UPDATE: As several people have quickly pointed out in Comments, Lieberman did everything he could during the campaign to make the election be something other than a referendum on Iraq and, more so, did everything he could to leave the impression that the war would end soon and that this is what he wanted. Thus, even if it were somehow rational to look only to the Connecticut Senate race and ignore every other data point in the universe to determine American public opinion on the war, even that would hardly provide support for the idea that Americans support the war. One could certainly make the argument that the "running-away-from-Iraq" campaign which Lieberman had to run in order to win proves the opposite.

UPDATE II: I have an article in the current edition of American Conservative concerning the dishonesty of pro-war and pro-Bush pundits, specifically the way in which they simply ignore or outright lie about their history of false and misleading claims. The article features the illustrative examples of Michael Ledeen, Charles Krauthammer, Peggy Noonan, and Ralph Peters.

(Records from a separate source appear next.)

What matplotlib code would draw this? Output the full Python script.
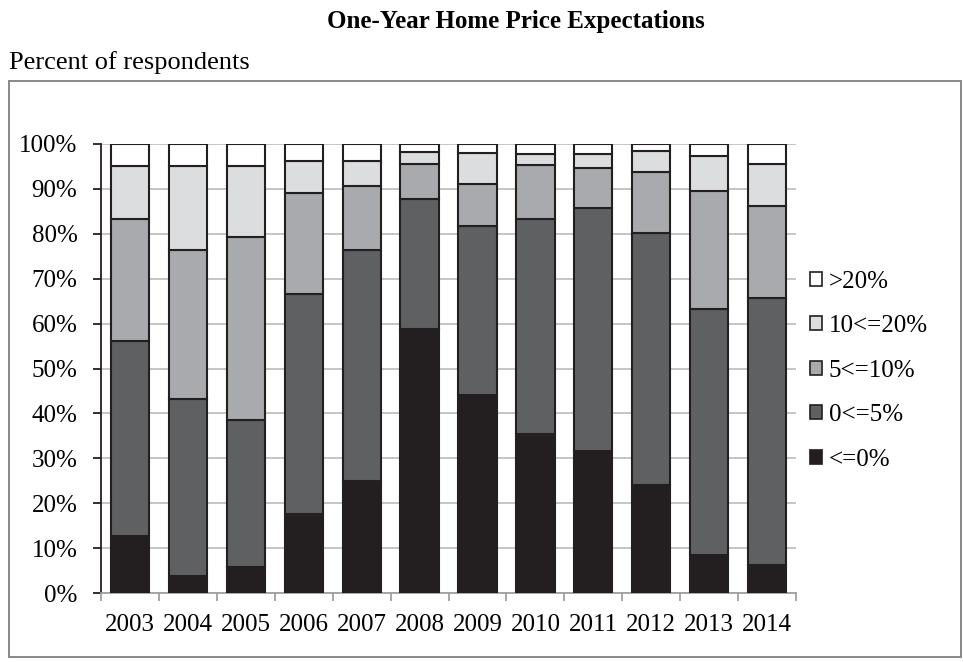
import numpy as np
import matplotlib
matplotlib.use("Agg")
import matplotlib.pyplot as plt
from matplotlib.patches import Rectangle, Patch

plt.rcParams['font.family'] = ['Liberation Serif', 'DejaVu Serif']

years = ["2003", "2004", "2005", "2006", "2007", "2008",
         "2009", "2010", "2011", "2012", "2013", "2014"]

# shares of respondents (percent)
le0 = [12.6, 3.7, 5.9, 17.5, 25.0, 58.8, 44.2, 35.4, 31.6, 24.1, 8.5, 6.3]
p0_5 = [43.5, 39.4, 32.7, 49.2, 51.5, 28.9, 37.6, 47.8, 54.2, 56.0, 54.7, 59.5]
p5_10 = [27.1, 33.4, 40.6, 22.3, 14.2, 7.9, 9.4, 12.1, 8.9, 13.7, 26.3, 20.5]
p10_20 = [12.0, 18.7, 16.0, 7.1, 5.4, 2.7, 6.7, 2.5, 3.1, 4.6, 7.9, 9.3]
gt20 = [4.8, 4.8, 4.8, 3.9, 3.9, 1.7, 2.1, 2.2, 2.2, 1.6, 2.6, 4.4]

series = [
    ("<=0%", le0, "#231f20"),
    ("0<=5%", p0_5, "#5f6062"),
    ("5<=10%", p5_10, "#a9aaad"),
    ("10<=20%", p10_20, "#dcdddf"),
    (">20%", gt20, "#ffffff"),
]

fig = plt.figure(figsize=(9.63, 6.62), dpi=100)
ax = fig.add_axes([0.1049, 0.1042, 0.7217, 0.6783])

x = np.arange(len(years))
bottom = np.zeros(len(years))
handles = []
for label, vals, color in series:
    vals = np.array(vals)
    ax.bar(x, vals, 0.66, bottom=bottom, color=color,
           edgecolor="#231f20", linewidth=1.5, zorder=3)
    bottom = bottom + vals
    handles.append(Patch(facecolor=color, edgecolor="#231f20",
                         linewidth=1.2, label=label))

ax.set_xlim(-0.5, len(years) - 0.5)
ax.set_ylim(0, 100)
ax.set_yticks(np.arange(0, 101, 10))
ax.set_yticklabels([f"{v}%" for v in range(0, 101, 10)])
ax.yaxis.grid(True, color="#c0c0c0", linewidth=1.3, zorder=0)
ax.set_axisbelow(True)

ax.set_xticks(x)
ax.set_xticklabels(years)
ax.set_xticks(np.arange(-0.5, len(years), 1), minor=True)
ax.tick_params(axis="x", which="major", length=0, pad=15, labelsize=18)
ax.tick_params(axis="x", which="minor", length=6, width=1.3, color="#a0a0a0")
ax.tick_params(axis="y", length=6, width=1.3, color="#231f20", labelsize=18, pad=11)

for s in ["top", "right"]:
    ax.spines[s].set_visible(False)
ax.spines["left"].set_color("#231f20")
ax.spines["left"].set_linewidth(1.3)
ax.spines["bottom"].set_color("#a0a0a0")
ax.spines["bottom"].set_linewidth(1.3)

fig.legend(handles=handles[::-1], loc="center left",
           bbox_to_anchor=(0.841, 0.44), frameon=False, fontsize=18,
           handlelength=0.5, handleheight=0.5, handletextpad=0.25,
           labelspacing=0.9, borderpad=0, borderaxespad=0)

# outer frame around the chart area
fig.patches.append(Rectangle((9 / 963, 5 / 662), 952 / 963, 576 / 662,
                             transform=fig.transFigure, fill=False,
                             edgecolor="#808080", linewidth=1.3))

fig.text(0.536, 0.967, "One-Year Home Price Expectations", ha="center",
         va="center", fontsize=18, fontweight="bold")
fig.text(0.009, 0.906, "Percent of respondents", ha="left", va="center",
         fontsize=19)

fig.savefig("out.png", dpi=100)
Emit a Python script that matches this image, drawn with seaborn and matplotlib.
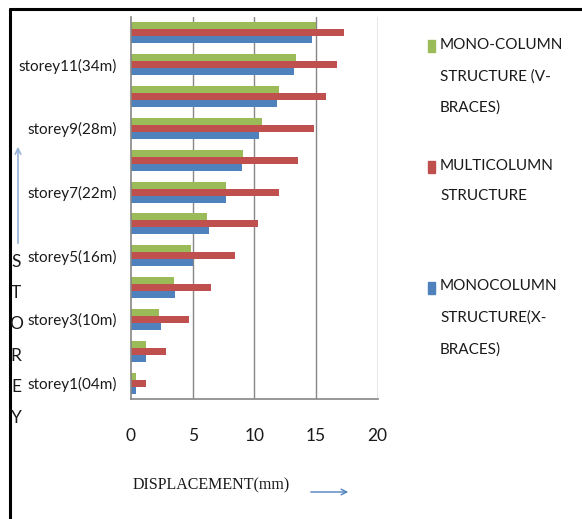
import numpy as np
import pandas as pd
import matplotlib
matplotlib.use("Agg")
import matplotlib.pyplot as plt
from matplotlib.lines import Line2D
from matplotlib.patches import Rectangle
import seaborn as sns

### DATA ###
storeys = ["storey12(40m)", "storey11(34m)", "storey10(31m)", "storey9(28m)",
           "storey8(25m)", "storey7(22m)", "storey6(19m)", "storey5(16m)",
           "storey4(13m)", "storey3(10m)", "storey2(07m)", "storey1(04m)"]
shown_labels = ["", "storey11(34m)", "", "storey9(28m)", "", "storey7(22m)",
                "", "storey5(16m)", "", "storey3(10m)", "", "storey1(04m)"]
mono_v = [15.0, 13.4, 12.0, 10.6, 9.1, 7.7, 6.2, 4.85, 3.5, 2.3, 1.2, 0.4]
multi = [17.3, 16.7, 15.8, 14.8, 13.5, 12.0, 10.3, 8.4, 6.5, 4.7, 2.8, 1.2]
mono_x = [14.7, 13.2, 11.8, 10.4, 9.0, 7.7, 6.3, 5.0, 3.6, 2.4, 1.2, 0.4]
series = ["MONO-COLUMN\nSTRUCTURE (V-\nBRACES)",
          "MULTICOLUMN\nSTRUCTURE",
          "MONOCOLUMN\nSTRUCTURE(X-\nBRACES)"]
colors = ["#9BBB59", "#C0504D", "#4F81BD"]
x_ticks = [0, 5, 10, 15, 20]

df = pd.DataFrame({"storey": storeys * 3,
                   "disp": mono_v + multi + mono_x,
                   "series": np.repeat(series, len(storeys))})

sns.set_style("white")
plt.rcParams["font.family"] = ["Lato", "DejaVu Sans"]

fig = plt.figure(figsize=(5.82, 5.19), dpi=100)
ax = fig.add_axes([131 / 582, 1 - 399 / 519, 246.7 / 582, 382 / 519])

sns.barplot(data=df, y="storey", x="disp", hue="series", order=storeys,
            hue_order=series, palette=colors, orient="h", width=0.66,
            saturation=1, ax=ax, legend=False, edgecolor="none")

ax.set_xlim(0, 20)
ax.set_ylim(11.5, -0.5)
ax.set_xlabel("")
ax.set_ylabel("")

# x axis
ax.set_xticks(x_ticks)
ax.set_xticklabels([str(t) for t in x_ticks], fontsize=12.5)
ax.tick_params(axis="x", length=3, color="#868686", pad=18, labelcolor="#1a1a1a")
for t in x_ticks[1:]:
    ax.axvline(t, color="#868686", lw=1, zorder=0)

# y axis: ticks at category boundaries, labels at centres
ax.set_yticks(np.arange(-0.5, 12, 1))
ax.set_yticklabels([])
ax.tick_params(axis="y", which="major", length=4, color="#868686")
ax.set_yticks(np.arange(12), minor=True)
ax.set_yticklabels(shown_labels, minor=True, fontsize=11, color="#1a1a1a")
ax.tick_params(axis="y", which="minor", length=0, pad=10)

for s in ["top", "right"]:
    ax.spines[s].set_visible(False)
for s in ["left", "bottom"]:
    ax.spines[s].set_color("#868686")
    ax.spines[s].set_linewidth(1.2)

# legend drawn by hand
leg_y = [46, 166.5, 287.5]
for lab, col, yy in zip(series, colors, leg_y):
    fig.patches.append(Rectangle((428 / 582, 1 - (yy + 6) / 519), 7 / 582, 12 / 519,
                                 transform=fig.transFigure, color=col))
    fig.text(440 / 582, 1 - (yy - 8) / 519, lab, fontsize=11, va="top",
             ha="left", linespacing=2.5, color="#1a1a1a")

# axis labels
fig.text(133 / 582, 1 - 485 / 519, "DISPLACEMENT(mm)", fontsize=11.5,
         family=["Liberation Serif", "DejaVu Serif"], va="center", ha="left",
         color="#1a1a1a")
plt.annotate("", xy=(351 / 582, 1 - 492 / 519), xytext=(308 / 582, 1 - 492 / 519),
             xycoords="figure fraction",
             arrowprops=dict(arrowstyle="->", color="#4F81BD", lw=1))
plt.annotate("", xy=(18 / 582, 1 - 144 / 519), xytext=(18 / 582, 1 - 246 / 519),
             xycoords="figure fraction",
             arrowprops=dict(arrowstyle="->", color="#95B3D7", lw=1.2))
for i, ch in enumerate("STOREY"):
    fig.text(16 / 582, 1 - (262 + i * 31.2) / 519, ch, fontsize=12.5,
             ha="center", va="center", color="#1a1a1a")

# outer frame (left and top only)
fig.add_artist(Line2D([9.5 / 582, 9.5 / 582], [0, 1 - 8.5 / 519], color="black", lw=2.2))
fig.add_artist(Line2D([9.5 / 582, 1], [1 - 8.5 / 519, 1 - 8.5 / 519], color="black", lw=2.2))

fig.savefig("out.png", dpi=100)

UPDATE III: As FDM notes in Comments, John McCain previously made the exact opposite point -- literally -- as the one he is making now. After the midterm elections, McCain went on CNN and said this about why the Republicans lost the election:

And, so, there was a number of factors, including corruption, including our spending practices, including these continued scandals, that, along with Iraq, contributed to our downfall. And, if it had just been Iraq, Joe Lieberman would have never been reelected in Connecticut, a liberal state, where he supported the president on the war.

So just weeks ago, McCain was admitting that Lieberman won in Connecticut because that election was not about Iraq. In fact, McCain expressly admitted that had the election been about Iraq, Lieberman would have lost. But now that he is desperate to show that Americans still support the war, McCain saying exactly the opposite by claiming that the Connecticut election was about Iraq and that Lieberman's victory therefore proves that Americans haven't turned against the war.

There are many descriptive phrases for what McCain is doing here, but "straight talking" isn't one of them. But that, of course, is nothing new.